Anybody heard of Roberto Vecchioni? Not a lot of music moves me anymore, but his “Le lettere d’amore,” about Fernando Pessoa, brings a lump to my throat every time. It did even before I knew the lyrics, which you’ll find translated below.
https://www.youtube.com/watch?v=Yf-IBqrMJHY
Love Letters
Translated by: Francesco Ciabattoni
Fernando Pessoa asked for his glasses and fell asleep
and those who wrote for him left him alone, finally alone.
Thus the oblique rain of Lisbon abandoned him
and he finally ceased to fake papers, to hurt papers.
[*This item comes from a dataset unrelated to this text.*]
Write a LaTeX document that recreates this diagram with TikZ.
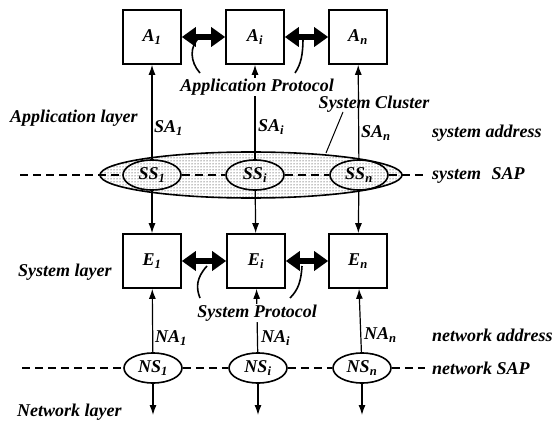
\documentclass[tikz,border=0pt]{standalone}
\usepackage{fontspec}
\setmainfont{Liberation Serif}
\usetikzlibrary{shapes.geometric,arrows.meta,patterns}
\newcommand{\lsub}[1]{\textsubscript{#1}}
\begin{document}
\begin{tikzpicture}[x=1pt,y=-1pt,
    lbl/.style={font=\fontsize{18}{20}\selectfont\bfseries\itshape, inner sep=1pt},
    unit/.style={lbl, draw, line width=1.6pt, minimum width=58pt, minimum height=54pt},
    sap/.style={lbl, ellipse, draw, line width=1.6pt, minimum width=58pt, minimum height=30pt, inner sep=0pt},
    proto/.style={line width=5.5pt, {Triangle[length=14pt,width=19pt]}-{Triangle[length=14pt,width=19pt]}},
    link/.style={line width=1.2pt, -{Latex[length=10pt,width=7pt]}},
    sapline/.style={line width=1.6pt, dash pattern=on 8pt off 5pt}]
    \useasboundingbox (0,0) rectangle (554,422);
    % system cluster
    \node[ellipse, draw, line width=1.6pt, pattern=dots, minimum width=302pt, minimum height=46pt] (clus) at (251,175) {};
    \node[unit] (A1) at (152,37) {A\lsub{1}};
    \node[unit] (Ai) at (255,37) {A\lsub{i}};
    \node[unit] (An) at (358,37) {A\lsub{n}};
    \node[unit] (E1) at (152,261) {E\lsub{1}};
    \node[unit] (Ei) at (256,261) {E\lsub{i}};
    \node[unit] (En) at (358,261) {E\lsub{n}};
    \node[sap] (SS1) at (152,175) {SS\lsub{1}};
    \node[sap] (SSi) at (255,175) {SS\lsub{i}};
    \node[sap] (SSn) at (359,175) {SS\lsub{n}};
    \node[sap] (NS1) at (153,368) {NS\lsub{1}};
    \node[sap] (NSi) at (258,368) {NS\lsub{i}};
    \node[sap] (NSn) at (362,368) {NS\lsub{n}};
    \coordinate (b1) at (153,415);
    \coordinate (bi) at (258,415);
    \coordinate (bn) at (362,415);
    \coordinate (sl) at (20,175);
    \coordinate (sr) at (425,175);
    \coordinate (nl) at (22,368);
    \coordinate (nr) at (425,368);
    % service access points
    \draw[sapline] (sl) -- (SS1);
    \draw[sapline] (SS1) -- (SSi);
    \draw[sapline] (SSi) -- (SSn);
    \draw[sapline] (SSn) -- (sr);
    \draw[sapline] (nl) -- (NS1);
    \draw[sapline] (NS1) -- (NSi);
    \draw[sapline] (NSi) -- (NSn);
    \draw[sapline] (NSn) -- (nr);
    \draw[link] (SS1) -- (A1);
    \draw[link] (SSi) -- (Ai);
    \draw[link] (SSn) -- (An);
    \draw[link] (SS1) -- (E1);
    \draw[link] (SSi) -- (Ei);
    \draw[link] (SSn) -- (En);
    \draw[link] (NS1) -- (E1);
    \draw[link] (NSi) -- (Ei);
    \draw[link] (NSn) -- (En);
    \draw[link] (NS1) -- (b1);
    \draw[link] (NSi) -- (bi);
    \draw[link] (NSn) -- (bn);
    % protocols
    \draw[proto] (A1) -- (Ai);
    \draw[proto] (Ai) -- (An);
    \draw[proto] (E1) -- (Ei);
    \draw[proto] (Ei) -- (En);
    \coordinate (pa1) at (200,37);
    \coordinate (pa2) at (200,73);
    \coordinate (pa3) at (303,37);
    \coordinate (pa4) at (295,73);
    \coordinate (ps1) at (207,266);
    \coordinate (ps2) at (200,298);
    \coordinate (ps3) at (302,266);
    \coordinate (ps4) at (290,298);
    \draw[line width=1.6pt] (pa1) .. controls (189,46) and (190,62) .. (pa2);
    \draw[line width=1.6pt] (pa3) .. controls (303,55) and (301,64) .. (pa4);
    \draw[line width=1.6pt] (ps1) .. controls (196,278) and (196,288) .. (ps2);
    \draw[line width=1.6pt] (ps3) .. controls (301,282) and (298,290) .. (ps4);
    \node[lbl, fill=white] (aprot) at (257,87) {Application Protocol};
    \node[lbl, fill=white] (sprot) at (257,313) {System Protocol};
    % cluster label
    \node[lbl] (clbl) at (374,104) {System Cluster};
    \coordinate (cl1) at (343,112);
    \coordinate (cl2) at (326,153);
    \draw[line width=1pt] (cl1) -- (cl2);
    % addresses
    \node[lbl, anchor=west] (sa1) at (153,128) {SA\lsub{1}};
    \node[lbl, anchor=west] (sai) at (257,127) {SA\lsub{i}};
    \node[lbl, anchor=west] (san) at (360,133) {SA\lsub{n}};
    \node[lbl, anchor=west] (na1) at (154,338) {NA\lsub{1}};
    \node[lbl, anchor=west] (nai) at (260,338) {NA\lsub{i}};
    \node[lbl, anchor=west] (nan) at (363,335) {NA\lsub{n}};
    % layers
    \node[lbl, anchor=west] (lapp) at (9,118) {Application layer};
    \node[lbl, anchor=west] (lsys) at (17,272) {System layer};
    \node[lbl, anchor=west] (lnet) at (16,412) {Network layer};
    \node[lbl, anchor=west] (saddr) at (431,133) {system address};
    \node[lbl, anchor=west] (ssap) at (431,175) {system\,\, SAP};
    \node[lbl, anchor=west] (naddr) at (431,335) {network address};
    \node[lbl, anchor=west] (nsap) at (431,368) {network SAP};
\end{tikzpicture}
\end{document}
He ceased to hide behind so many names,
forgetful of Ophelia, seeking a meaning that does not exist
and eventually asking her, “I’m sorry I left your hands
but I had to just write, write, write about me.
Love letters are just ridiculous
Love letters would not be love letters if they were not ridiculous
I too used to write love letters,
I too was ridiculous:
love letters, when there is love, are necessarily ridiculous.”
And he built a delusional universe without love,
where all things are tired of living and a wide open pain
but it escaped his mind that the meaning of the stars is not the same as a man’s
and he saw himself in the pain of that useless shine, that faraway shine.
And too late did he realize that in that tobacco shop
there was more life than in all of his poetry;
and that instead of tormenting himself with an absurd world
it would be enough to touch a woman’s body, reciprocate a look.
And write about love, write about love, even if it’s ridiculous;
even as you look at her, even as you’re losing her, what matters is writing.
And not be afraid, never be afraid of being ridiculous:
only those who never wrote love letters are truly ridiculous.
Love letters, love letters of an invisible love;
love letters I had begun, perhaps without realizing;
love letters I had imagined made me laugh
I wish I was still in time to write you some.
The translator, a professor of medieval Italian literature at Georgetown, writes:
“With a shade of bitterness and self-effacement, Vecchioni rewrites Fernando Pessoa’s poem with the same title. “All love letters are ridiculous, but only those who never wrote love letters are truly ridiculous.” … By building a narrative frame around Pessoa’s original text, he describes the Portuguese poet as he falls asleep surrounded by his literary personalities (“those who wrote for him”, the heteronyms that Pessoa created to respond to the many intrusions of society) and re-proposes alienating points of view. Ofelia Queiroz was, however, the true unrequited love of Fernando Pessoa.
“Vecchioni portrays the poet in his latest hour, when he is about to die yet still wants to write and, therefore, needs his glasses. The Italian writer Antonio Tabucchi, on the wake of João Gaspar Simões, wrote that Pessoa’s last words were “give me my glasses.” The poet thus abandons the heteronymous masks (Alberto Caeiro, Alvaro de Campos, Ricardo Reis and Bernardo Soares) that had accompanied him in his life and literary activity. Unlike the historical Pessoa, Vecchioni’s Pessoa lets go of Ofelia by relinquishing his love for her in order to write about it, thus making a radical choice between living life and writing about it.”
If that did something for you, here’s the full video with three additional, no less beautiful songs, including “La Bellezza (Gustav e Tadzio),” based on
A Death in Venice.
https://www.youtube.com/watch?v=5ZSmpNp6Z0k
Roberto Vecchioni turned eighty in June.